Keith Siegel was abducted from Kibbutz Kfar Aza with his wife, Aviva Siegel, on October 7. Aviva was released in November 2023, but Keith was not freed until February 1, 2025, after 484 days of starvation, torture, beatings, and death threats. 

Eitan Cohen, twin brother of Cunio, greets him upon his return home.
Eitan Cohen, twin brother of Cunio, greets him upon his return home. (credit: Liron Molodovan/Flash90)

Keith, who grew up in North Carolina and was 65 at the time of his release, was one of the oldest hostages to survive Hamas captivity. Since they were released, Keith and Aviva have fought tirelessly for the freedom of all those still held in Gaza, and he released a statement that he said was from him and from his whole family, about celebrating Passover this year:

“When I think about Passover, the Holiday of Freedom, I can’t help but see it through what I went through. While the Jewish people sat around the Seder table telling the story of the Exodus from Egypt, I was far from home, in a place where the word ‘freedom’ was almost foreign. In captivity, I understood how that ancient story is not just history – it is alive, breathing, and sometimes deeply painful. I found myself holding on to the idea of an exodus, of light at the end, of the possibility that it would come to an end.

“On the second holiday of Passover, while I was still there, I was filmed in a video addressed to my family. It was a complex moment. On one hand, I wanted them to see me, to know that I was alive; on the other hand, I knew the reality in which those words were being spoken. Within all of this, I tried to convey something real, some thread that could connect me to them. I remember thinking about them all the time – about home, the table, the familiar places that had suddenly become a distant dream.

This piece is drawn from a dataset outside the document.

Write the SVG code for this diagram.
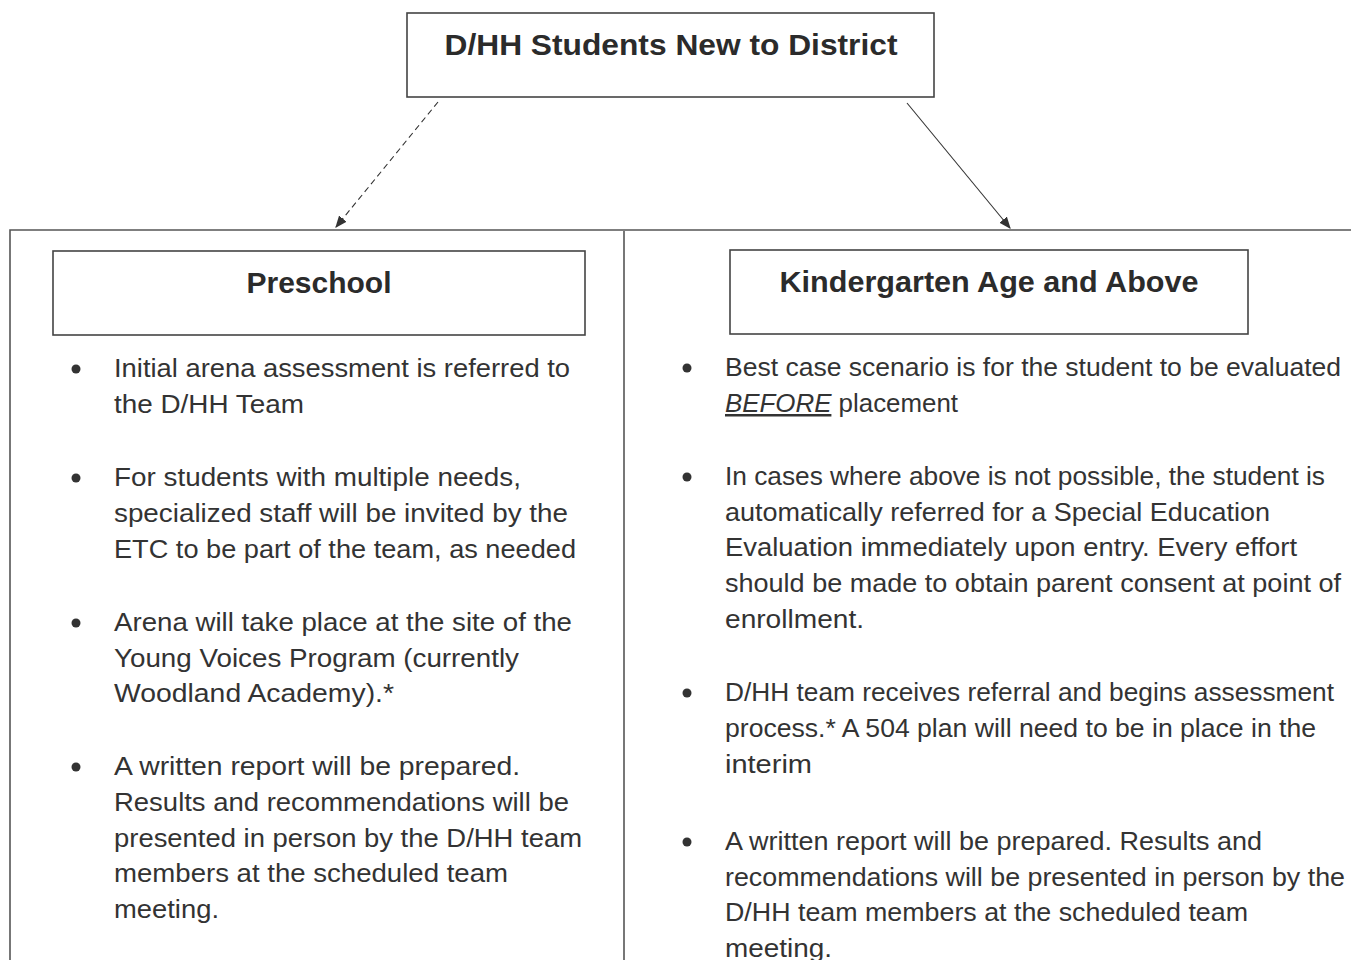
<svg xmlns="http://www.w3.org/2000/svg" width="1351" height="960" viewBox="0 0 1351 960">
<style>
.box{fill:#fff;stroke:#444;stroke-width:1.6}
.frame{fill:none;stroke:#555;stroke-width:1.6}
.h{font-family:"Liberation Sans",Arial,sans-serif;font-weight:bold;font-size:29px;fill:#2b2b2b;text-anchor:middle}
.t{font-family:"Liberation Sans",Arial,sans-serif;font-size:25px;fill:#333}
.b{fill:#333}
.conn{stroke:#333;stroke-width:1.1;fill:none}
</style>
<defs>
<marker id="ah" viewBox="0 0 10 10" refX="9" refY="5" markerWidth="12" markerHeight="12" orient="auto" markerUnits="userSpaceOnUse">
<path d="M0,1 L10,5 L0,9 Z" fill="#333"/>
</marker>
</defs>
<rect width="1351" height="960" fill="#fff"/>

<g id="connectors">
<line class="conn" x1="438" y1="102" x2="336" y2="227" stroke-dasharray="6,4" marker-end="url(#ah)"/>
<line class="conn" x1="907" y1="103" x2="1010" y2="228" marker-end="url(#ah)"/>
</g>

<g id="frame">
<path class="frame" d="M10,960 L10,230 L1351,230"/>
<line class="frame" x1="624" y1="231" x2="624" y2="960"/>
</g>

<g id="top">
<rect class="box" x="407" y="13" width="527" height="84"/>
<text class="h" x="671" y="55" textLength="453" lengthAdjust="spacingAndGlyphs">D/HH Students New to District</text>
</g>

<g id="preschool">
<rect class="box" x="53" y="251" width="532" height="84"/>
<text class="h" x="319" y="293" textLength="145" lengthAdjust="spacingAndGlyphs">Preschool</text>
</g>

<g id="kindergarten">
<rect class="box" x="730" y="250" width="518" height="84"/>
<text class="h" x="989" y="292" textLength="419" lengthAdjust="spacingAndGlyphs">Kindergarten Age and Above</text>
</g>

<g id="preschool-list">
<circle class="b" cx="76" cy="369" r="4.5"/>
<circle class="b" cx="76" cy="478" r="4.5"/>
<circle class="b" cx="76" cy="623" r="4.5"/>
<circle class="b" cx="76" cy="767" r="4.5"/>
<text class="t" x="114" y="377" textLength="456" lengthAdjust="spacingAndGlyphs">Initial arena assessment is referred to</text>
<text class="t" x="114" y="413" textLength="190" lengthAdjust="spacingAndGlyphs">the D/HH Team</text>
<text class="t" x="114" y="486" textLength="407" lengthAdjust="spacingAndGlyphs">For students with multiple needs,</text>
<text class="t" x="114" y="522" textLength="454" lengthAdjust="spacingAndGlyphs">specialized staff will be invited by the</text>
<text class="t" x="114" y="558" textLength="462" lengthAdjust="spacingAndGlyphs">ETC to be part of the team, as needed</text>
<text class="t" x="114" y="631" textLength="458" lengthAdjust="spacingAndGlyphs">Arena will take place at the site of the</text>
<text class="t" x="114" y="667" textLength="405" lengthAdjust="spacingAndGlyphs">Young Voices Program (currently</text>
<text class="t" x="114" y="702" textLength="280" lengthAdjust="spacingAndGlyphs">Woodland Academy).*</text>
<text class="t" x="114" y="775" textLength="406" lengthAdjust="spacingAndGlyphs">A written report will be prepared.</text>
<text class="t" x="114" y="811" textLength="455" lengthAdjust="spacingAndGlyphs">Results and recommendations will be</text>
<text class="t" x="114" y="847" textLength="468" lengthAdjust="spacingAndGlyphs">presented in person by the D/HH team</text>
<text class="t" x="114" y="882" textLength="394" lengthAdjust="spacingAndGlyphs">members at the scheduled team</text>
<text class="t" x="114" y="918" textLength="105" lengthAdjust="spacingAndGlyphs">meeting.</text>
</g>

<g id="kindergarten-list">
<circle class="b" cx="687" cy="368" r="4.5"/>
<circle class="b" cx="687" cy="477" r="4.5"/>
<circle class="b" cx="687" cy="693" r="4.5"/>
<circle class="b" cx="687" cy="842" r="4.5"/>
<text class="t" x="725" y="376" textLength="616" lengthAdjust="spacingAndGlyphs">Best case scenario is for the student to be evaluated</text>
<text class="t" x="725" y="412" textLength="233" lengthAdjust="spacingAndGlyphs"><tspan font-style="italic" text-decoration="underline">BEFORE</tspan> placement</text>
<text class="t" x="725" y="485" textLength="600" lengthAdjust="spacingAndGlyphs">In cases where above is not possible, the student is</text>
<text class="t" x="725" y="521" textLength="545" lengthAdjust="spacingAndGlyphs">automatically referred for a Special Education</text>
<text class="t" x="725" y="556" textLength="572" lengthAdjust="spacingAndGlyphs">Evaluation immediately upon entry. Every effort</text>
<text class="t" x="725" y="592" textLength="616" lengthAdjust="spacingAndGlyphs">should be made to obtain parent consent at point of</text>
<text class="t" x="725" y="628" textLength="139" lengthAdjust="spacingAndGlyphs">enrollment.</text>
<text class="t" x="725" y="701" textLength="609" lengthAdjust="spacingAndGlyphs">D/HH team receives referral and begins assessment</text>
<text class="t" x="725" y="737" textLength="591" lengthAdjust="spacingAndGlyphs">process.* A 504 plan will need to be in place in the</text>
<text class="t" x="725" y="773" textLength="87" lengthAdjust="spacingAndGlyphs">interim</text>
<text class="t" x="725" y="850" textLength="537" lengthAdjust="spacingAndGlyphs">A written report will be prepared. Results and</text>
<text class="t" x="725" y="886" textLength="620" lengthAdjust="spacingAndGlyphs">recommendations will be presented in person by the</text>
<text class="t" x="725" y="921" textLength="523" lengthAdjust="spacingAndGlyphs">D/HH team members at the scheduled team</text>
<text class="t" x="725" y="957" textLength="107" lengthAdjust="spacingAndGlyphs">meeting.</text>
</g>
</svg>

“In our family, the Siegel family, the Seder night was always a special moment of togetherness. Not just the reading of the Haggadah, but the songs we sing again and again, the children’s questions, and the way we pause and truly listen to one another. In captivity, these memories stayed with me. I tried to hold on to them – the voices, the laughter, the feeling of being together – to remind myself that I had somewhere to return to.

“Even in the difficult conditions, I tried to preserve something human. At times, I asked myself and those around me to pause and think of one good thing, however small. It didn’t erase the hardship, but it gave me something to hold on to, a sense that I was still myself.

“Aviva, in her own way, took everything we went through and managed to write about it in her book, The Main Thing Is to Wake Up to a New Morning. When I think about it, I understand how the ability to tell, to remember, and to give words to what we experienced is part of our way forward.

“The moment I returned home was a true moment of freedom. But life afterward is not a single moment – it is a sequence of days. Today we are together, trying to return to the simple things – to sit together, to talk, to just be.

“There is something very delicate about the way we are rebuilding our routine, without rushing, without loading it with big words. I am relearning the meaning of freedom – not as a declaration but as small moments of presence, of family, of breath.

“Perhaps this is what true freedom means to me now.”

And perhaps David’s and Keith’s stories can give us greater insight into what true freedom means for all of us.